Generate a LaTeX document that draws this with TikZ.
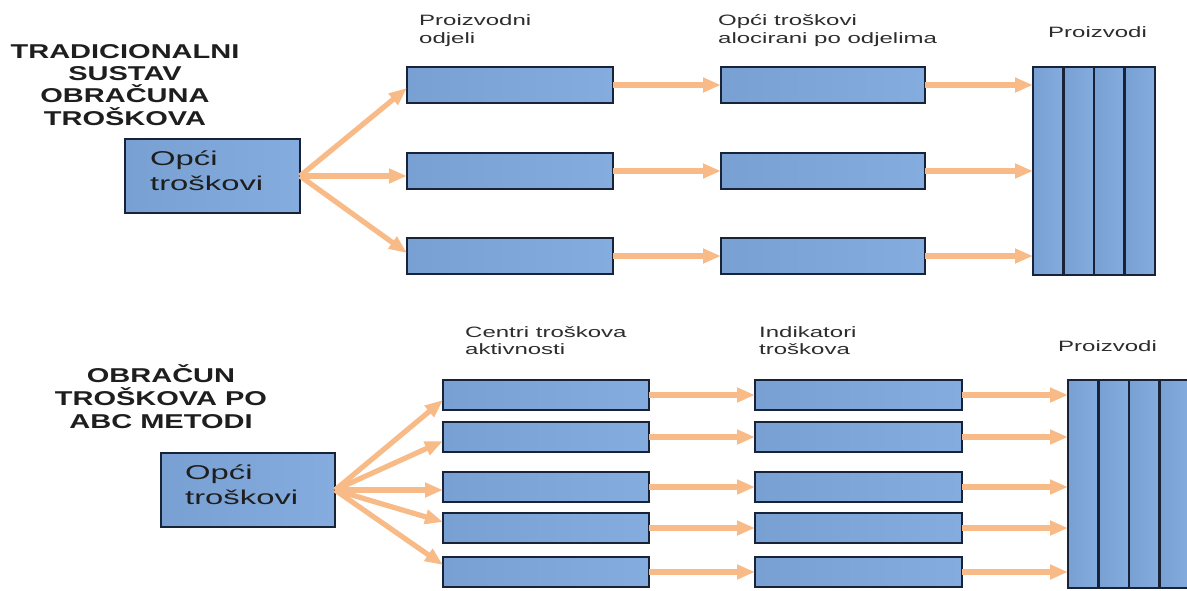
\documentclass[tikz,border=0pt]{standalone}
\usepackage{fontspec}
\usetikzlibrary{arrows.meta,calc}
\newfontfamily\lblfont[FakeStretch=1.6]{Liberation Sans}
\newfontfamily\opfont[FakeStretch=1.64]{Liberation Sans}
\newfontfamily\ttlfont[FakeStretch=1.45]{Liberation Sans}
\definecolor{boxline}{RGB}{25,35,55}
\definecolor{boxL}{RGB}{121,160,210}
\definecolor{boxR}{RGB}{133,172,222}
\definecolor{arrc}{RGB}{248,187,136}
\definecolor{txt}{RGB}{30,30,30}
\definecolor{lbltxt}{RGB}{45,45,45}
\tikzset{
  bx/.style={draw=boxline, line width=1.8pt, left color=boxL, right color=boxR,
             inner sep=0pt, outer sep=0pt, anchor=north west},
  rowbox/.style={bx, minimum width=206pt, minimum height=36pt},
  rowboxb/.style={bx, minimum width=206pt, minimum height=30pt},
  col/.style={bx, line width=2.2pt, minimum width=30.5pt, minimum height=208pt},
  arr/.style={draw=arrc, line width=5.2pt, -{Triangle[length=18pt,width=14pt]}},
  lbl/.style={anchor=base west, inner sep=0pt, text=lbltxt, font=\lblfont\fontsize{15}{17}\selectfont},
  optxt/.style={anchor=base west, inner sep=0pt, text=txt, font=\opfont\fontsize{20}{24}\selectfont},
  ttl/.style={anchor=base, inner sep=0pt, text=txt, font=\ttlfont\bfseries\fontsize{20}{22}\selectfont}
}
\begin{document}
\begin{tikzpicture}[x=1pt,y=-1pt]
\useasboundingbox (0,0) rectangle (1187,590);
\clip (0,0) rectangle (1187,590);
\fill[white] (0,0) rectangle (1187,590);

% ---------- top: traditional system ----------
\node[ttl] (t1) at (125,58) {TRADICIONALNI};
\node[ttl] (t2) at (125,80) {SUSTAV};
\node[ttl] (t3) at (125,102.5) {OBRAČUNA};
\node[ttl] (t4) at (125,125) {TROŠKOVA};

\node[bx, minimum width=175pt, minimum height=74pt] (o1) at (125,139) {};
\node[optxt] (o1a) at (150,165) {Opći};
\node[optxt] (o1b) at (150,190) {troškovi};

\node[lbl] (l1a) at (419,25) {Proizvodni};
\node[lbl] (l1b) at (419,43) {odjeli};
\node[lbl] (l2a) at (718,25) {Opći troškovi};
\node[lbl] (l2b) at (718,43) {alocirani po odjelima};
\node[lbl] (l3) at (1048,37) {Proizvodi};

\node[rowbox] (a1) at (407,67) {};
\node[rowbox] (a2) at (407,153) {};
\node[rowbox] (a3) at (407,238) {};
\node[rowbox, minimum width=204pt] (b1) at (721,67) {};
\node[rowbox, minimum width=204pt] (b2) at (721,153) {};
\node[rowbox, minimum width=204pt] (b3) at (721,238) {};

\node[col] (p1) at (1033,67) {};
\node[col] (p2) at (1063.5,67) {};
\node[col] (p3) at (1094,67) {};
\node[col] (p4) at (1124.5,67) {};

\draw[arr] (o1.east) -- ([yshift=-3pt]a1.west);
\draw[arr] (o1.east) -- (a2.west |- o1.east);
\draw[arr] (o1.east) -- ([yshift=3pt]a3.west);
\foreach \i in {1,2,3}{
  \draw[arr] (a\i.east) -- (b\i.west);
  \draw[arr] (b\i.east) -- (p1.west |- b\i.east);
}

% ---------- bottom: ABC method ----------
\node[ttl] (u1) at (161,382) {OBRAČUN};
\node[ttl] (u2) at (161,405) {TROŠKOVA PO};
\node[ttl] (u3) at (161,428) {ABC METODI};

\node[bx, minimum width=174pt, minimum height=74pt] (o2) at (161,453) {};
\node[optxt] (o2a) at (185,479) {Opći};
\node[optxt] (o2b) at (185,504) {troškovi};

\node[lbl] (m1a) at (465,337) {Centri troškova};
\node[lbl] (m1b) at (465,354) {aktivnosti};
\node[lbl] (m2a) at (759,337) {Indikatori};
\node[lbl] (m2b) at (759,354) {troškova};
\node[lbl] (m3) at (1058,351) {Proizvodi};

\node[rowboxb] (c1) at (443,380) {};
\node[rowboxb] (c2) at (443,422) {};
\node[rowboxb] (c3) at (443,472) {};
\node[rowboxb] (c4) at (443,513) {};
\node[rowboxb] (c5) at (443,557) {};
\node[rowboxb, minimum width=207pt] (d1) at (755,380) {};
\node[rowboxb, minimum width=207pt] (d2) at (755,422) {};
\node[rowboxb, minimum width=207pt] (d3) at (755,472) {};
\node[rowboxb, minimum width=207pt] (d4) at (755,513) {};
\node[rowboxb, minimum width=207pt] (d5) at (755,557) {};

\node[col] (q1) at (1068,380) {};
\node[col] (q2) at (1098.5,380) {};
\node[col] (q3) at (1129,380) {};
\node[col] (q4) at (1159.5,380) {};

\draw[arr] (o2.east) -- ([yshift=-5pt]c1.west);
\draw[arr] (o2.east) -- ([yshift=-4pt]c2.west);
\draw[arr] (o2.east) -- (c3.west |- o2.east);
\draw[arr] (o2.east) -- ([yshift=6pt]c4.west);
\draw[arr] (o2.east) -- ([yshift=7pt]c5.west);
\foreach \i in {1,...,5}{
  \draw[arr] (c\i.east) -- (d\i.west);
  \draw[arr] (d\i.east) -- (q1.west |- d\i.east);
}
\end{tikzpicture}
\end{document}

==============================

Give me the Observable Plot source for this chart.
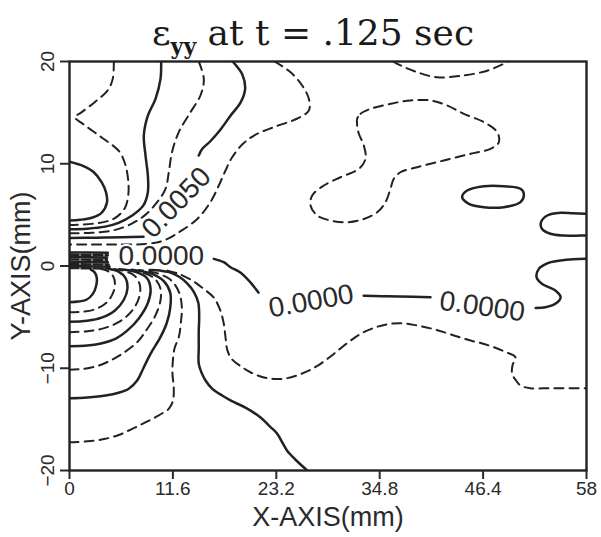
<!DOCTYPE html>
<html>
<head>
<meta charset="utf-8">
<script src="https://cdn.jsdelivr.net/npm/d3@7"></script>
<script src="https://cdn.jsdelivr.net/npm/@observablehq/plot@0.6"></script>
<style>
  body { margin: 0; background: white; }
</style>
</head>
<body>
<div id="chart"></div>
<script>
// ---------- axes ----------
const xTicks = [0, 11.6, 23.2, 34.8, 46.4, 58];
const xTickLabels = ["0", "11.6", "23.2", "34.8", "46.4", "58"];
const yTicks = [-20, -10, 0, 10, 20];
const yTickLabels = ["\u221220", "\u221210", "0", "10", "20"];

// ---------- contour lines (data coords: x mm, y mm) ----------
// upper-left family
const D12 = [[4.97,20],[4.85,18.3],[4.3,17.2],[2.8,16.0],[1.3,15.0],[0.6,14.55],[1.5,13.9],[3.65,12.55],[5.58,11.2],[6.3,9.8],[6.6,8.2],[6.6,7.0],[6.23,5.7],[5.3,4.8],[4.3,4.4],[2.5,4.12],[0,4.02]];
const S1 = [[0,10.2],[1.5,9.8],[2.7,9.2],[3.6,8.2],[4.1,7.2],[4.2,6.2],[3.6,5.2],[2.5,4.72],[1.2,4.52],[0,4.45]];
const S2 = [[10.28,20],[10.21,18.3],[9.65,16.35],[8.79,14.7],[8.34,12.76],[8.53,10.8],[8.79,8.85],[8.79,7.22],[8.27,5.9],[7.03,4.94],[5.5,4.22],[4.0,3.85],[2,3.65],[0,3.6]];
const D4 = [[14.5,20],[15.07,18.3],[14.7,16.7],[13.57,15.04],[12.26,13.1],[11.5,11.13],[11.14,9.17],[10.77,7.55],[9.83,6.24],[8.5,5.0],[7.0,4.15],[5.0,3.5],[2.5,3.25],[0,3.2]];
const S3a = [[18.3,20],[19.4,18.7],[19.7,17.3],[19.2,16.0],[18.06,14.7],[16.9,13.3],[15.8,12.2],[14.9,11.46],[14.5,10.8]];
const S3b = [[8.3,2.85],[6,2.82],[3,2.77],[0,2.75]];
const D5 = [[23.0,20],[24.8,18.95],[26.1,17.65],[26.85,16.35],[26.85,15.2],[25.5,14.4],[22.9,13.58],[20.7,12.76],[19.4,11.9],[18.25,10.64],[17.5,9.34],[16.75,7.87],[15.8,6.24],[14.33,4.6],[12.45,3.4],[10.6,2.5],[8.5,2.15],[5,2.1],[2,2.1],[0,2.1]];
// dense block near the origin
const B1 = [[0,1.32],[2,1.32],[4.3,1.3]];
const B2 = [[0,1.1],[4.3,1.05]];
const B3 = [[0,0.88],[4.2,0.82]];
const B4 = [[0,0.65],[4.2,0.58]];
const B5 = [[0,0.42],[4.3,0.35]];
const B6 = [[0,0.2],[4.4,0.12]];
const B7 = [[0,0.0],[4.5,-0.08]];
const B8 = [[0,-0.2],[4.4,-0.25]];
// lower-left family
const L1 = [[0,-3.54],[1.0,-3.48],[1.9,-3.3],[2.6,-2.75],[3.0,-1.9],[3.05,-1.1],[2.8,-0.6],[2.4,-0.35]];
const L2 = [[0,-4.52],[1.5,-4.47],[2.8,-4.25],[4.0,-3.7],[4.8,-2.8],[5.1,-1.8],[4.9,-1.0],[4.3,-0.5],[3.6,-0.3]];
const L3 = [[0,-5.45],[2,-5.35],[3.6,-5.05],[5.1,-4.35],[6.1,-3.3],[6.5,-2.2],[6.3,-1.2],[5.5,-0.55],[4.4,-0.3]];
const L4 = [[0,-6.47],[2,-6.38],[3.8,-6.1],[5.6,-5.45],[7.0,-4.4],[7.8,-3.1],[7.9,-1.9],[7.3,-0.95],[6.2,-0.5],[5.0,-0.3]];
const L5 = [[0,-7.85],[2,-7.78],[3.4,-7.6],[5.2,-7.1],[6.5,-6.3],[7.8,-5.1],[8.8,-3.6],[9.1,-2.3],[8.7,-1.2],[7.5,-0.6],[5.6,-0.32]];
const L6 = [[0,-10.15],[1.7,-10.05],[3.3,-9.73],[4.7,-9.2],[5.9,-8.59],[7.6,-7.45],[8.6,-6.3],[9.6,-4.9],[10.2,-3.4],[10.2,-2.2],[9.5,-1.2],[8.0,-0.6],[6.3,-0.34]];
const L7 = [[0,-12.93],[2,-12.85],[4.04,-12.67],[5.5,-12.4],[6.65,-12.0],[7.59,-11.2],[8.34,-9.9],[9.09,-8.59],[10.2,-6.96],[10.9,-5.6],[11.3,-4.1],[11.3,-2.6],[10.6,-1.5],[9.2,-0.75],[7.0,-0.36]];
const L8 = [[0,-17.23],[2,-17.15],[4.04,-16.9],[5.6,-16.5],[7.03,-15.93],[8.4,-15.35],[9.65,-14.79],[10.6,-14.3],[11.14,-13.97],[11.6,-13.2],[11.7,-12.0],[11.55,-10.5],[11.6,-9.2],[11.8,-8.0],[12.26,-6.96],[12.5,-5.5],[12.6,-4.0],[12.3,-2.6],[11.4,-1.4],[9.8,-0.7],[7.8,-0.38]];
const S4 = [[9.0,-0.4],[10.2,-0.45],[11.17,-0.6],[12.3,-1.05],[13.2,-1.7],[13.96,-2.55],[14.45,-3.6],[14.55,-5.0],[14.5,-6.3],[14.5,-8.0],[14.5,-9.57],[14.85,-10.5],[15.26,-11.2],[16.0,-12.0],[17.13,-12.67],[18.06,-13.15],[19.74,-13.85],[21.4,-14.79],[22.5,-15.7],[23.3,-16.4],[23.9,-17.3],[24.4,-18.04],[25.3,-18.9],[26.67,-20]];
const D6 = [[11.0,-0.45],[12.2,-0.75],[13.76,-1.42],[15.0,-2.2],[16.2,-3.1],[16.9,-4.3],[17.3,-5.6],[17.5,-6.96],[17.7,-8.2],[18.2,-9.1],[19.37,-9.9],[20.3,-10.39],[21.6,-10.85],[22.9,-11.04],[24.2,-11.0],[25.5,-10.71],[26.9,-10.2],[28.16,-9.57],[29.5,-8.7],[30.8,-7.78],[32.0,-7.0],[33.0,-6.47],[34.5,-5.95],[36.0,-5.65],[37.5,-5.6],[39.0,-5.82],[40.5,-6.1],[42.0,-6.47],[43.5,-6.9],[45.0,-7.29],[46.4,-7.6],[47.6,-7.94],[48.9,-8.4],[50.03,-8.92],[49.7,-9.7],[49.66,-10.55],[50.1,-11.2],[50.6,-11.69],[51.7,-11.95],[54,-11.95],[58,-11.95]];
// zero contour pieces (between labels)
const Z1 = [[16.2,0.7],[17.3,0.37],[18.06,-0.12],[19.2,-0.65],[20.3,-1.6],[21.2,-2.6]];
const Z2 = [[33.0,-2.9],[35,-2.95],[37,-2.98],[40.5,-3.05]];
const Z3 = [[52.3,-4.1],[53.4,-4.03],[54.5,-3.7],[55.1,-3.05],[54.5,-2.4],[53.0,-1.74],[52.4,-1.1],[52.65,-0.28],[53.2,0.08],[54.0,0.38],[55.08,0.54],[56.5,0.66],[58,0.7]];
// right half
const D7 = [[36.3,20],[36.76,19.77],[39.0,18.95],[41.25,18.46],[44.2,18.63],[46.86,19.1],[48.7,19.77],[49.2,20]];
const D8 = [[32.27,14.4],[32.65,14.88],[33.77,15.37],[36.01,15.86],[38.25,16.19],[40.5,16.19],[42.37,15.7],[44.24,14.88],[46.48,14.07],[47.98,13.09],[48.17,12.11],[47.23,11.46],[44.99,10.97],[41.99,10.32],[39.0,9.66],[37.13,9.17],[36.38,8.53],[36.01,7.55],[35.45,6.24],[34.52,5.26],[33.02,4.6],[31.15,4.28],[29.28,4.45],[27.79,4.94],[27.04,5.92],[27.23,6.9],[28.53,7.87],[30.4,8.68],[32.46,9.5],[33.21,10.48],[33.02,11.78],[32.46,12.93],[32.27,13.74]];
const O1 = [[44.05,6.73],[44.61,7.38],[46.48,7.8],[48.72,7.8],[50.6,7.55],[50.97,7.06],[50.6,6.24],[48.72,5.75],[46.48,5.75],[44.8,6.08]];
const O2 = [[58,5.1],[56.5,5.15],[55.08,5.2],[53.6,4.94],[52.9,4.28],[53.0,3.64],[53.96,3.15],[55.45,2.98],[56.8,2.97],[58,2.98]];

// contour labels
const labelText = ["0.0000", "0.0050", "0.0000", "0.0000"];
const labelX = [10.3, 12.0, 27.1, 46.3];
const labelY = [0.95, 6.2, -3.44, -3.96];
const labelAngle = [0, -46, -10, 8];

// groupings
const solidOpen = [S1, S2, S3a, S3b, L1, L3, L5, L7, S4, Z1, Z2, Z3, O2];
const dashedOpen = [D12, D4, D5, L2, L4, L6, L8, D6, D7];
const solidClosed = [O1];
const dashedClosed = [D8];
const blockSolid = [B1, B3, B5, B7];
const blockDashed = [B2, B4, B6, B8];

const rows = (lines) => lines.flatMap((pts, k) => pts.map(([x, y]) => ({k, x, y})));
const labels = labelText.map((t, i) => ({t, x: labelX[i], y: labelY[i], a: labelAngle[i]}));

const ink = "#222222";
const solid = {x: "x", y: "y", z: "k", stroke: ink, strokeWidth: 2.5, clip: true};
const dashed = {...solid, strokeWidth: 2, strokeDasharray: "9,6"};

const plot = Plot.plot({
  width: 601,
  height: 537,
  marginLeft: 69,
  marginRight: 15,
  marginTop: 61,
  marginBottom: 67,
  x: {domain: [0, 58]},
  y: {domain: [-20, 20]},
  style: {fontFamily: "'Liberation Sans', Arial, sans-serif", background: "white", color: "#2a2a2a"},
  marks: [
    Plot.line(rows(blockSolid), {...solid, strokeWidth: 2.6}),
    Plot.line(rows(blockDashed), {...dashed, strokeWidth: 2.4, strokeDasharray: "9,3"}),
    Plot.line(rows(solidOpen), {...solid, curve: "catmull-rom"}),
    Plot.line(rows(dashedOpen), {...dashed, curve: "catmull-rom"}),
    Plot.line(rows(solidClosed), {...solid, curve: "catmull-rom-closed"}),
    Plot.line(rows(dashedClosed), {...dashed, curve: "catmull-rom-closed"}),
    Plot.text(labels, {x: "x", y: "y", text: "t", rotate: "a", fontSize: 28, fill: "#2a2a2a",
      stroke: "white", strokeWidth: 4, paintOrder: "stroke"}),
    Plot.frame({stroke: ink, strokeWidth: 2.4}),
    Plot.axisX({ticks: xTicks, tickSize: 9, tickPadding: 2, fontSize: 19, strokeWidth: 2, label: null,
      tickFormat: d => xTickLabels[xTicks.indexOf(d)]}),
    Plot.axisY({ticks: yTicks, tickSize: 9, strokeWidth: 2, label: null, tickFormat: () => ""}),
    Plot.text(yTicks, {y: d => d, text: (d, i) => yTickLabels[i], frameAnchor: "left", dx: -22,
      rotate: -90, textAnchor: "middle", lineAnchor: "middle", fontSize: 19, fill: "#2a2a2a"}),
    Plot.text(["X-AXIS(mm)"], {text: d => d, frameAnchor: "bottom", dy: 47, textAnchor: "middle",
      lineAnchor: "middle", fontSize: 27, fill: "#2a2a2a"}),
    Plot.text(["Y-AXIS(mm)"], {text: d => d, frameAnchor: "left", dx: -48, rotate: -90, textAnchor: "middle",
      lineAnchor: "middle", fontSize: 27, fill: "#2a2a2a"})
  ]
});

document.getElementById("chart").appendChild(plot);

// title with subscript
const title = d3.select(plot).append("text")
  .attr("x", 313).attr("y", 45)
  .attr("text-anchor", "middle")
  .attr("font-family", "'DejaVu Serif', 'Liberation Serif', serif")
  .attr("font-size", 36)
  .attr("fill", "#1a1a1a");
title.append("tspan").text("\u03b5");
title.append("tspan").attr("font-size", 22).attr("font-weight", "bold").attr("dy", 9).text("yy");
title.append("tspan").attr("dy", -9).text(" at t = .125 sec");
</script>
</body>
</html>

==============================

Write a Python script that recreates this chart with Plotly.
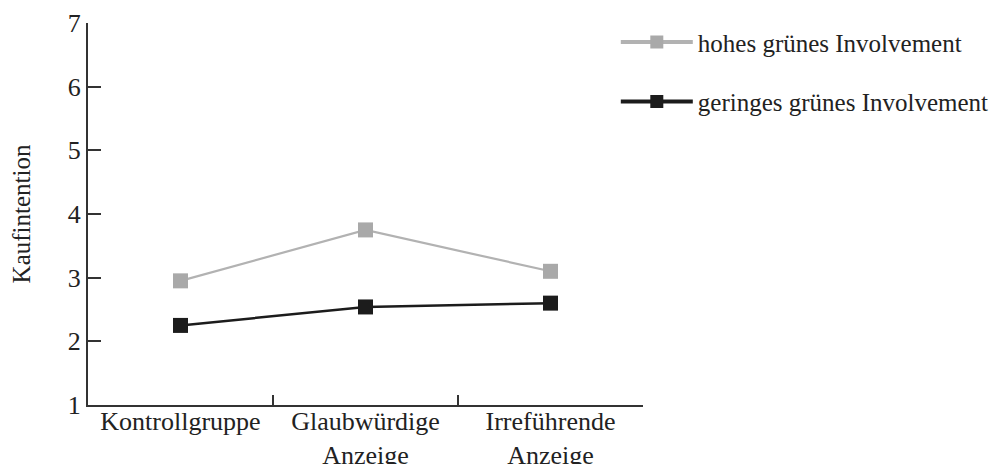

==============================

• **Short problem**
Pull every line containing "that" out of the data above.

• **Answer for this exercise**
Generate a LaTeX document that draws this with TikZ.
Write a Python script that recreates this chart with Plotly.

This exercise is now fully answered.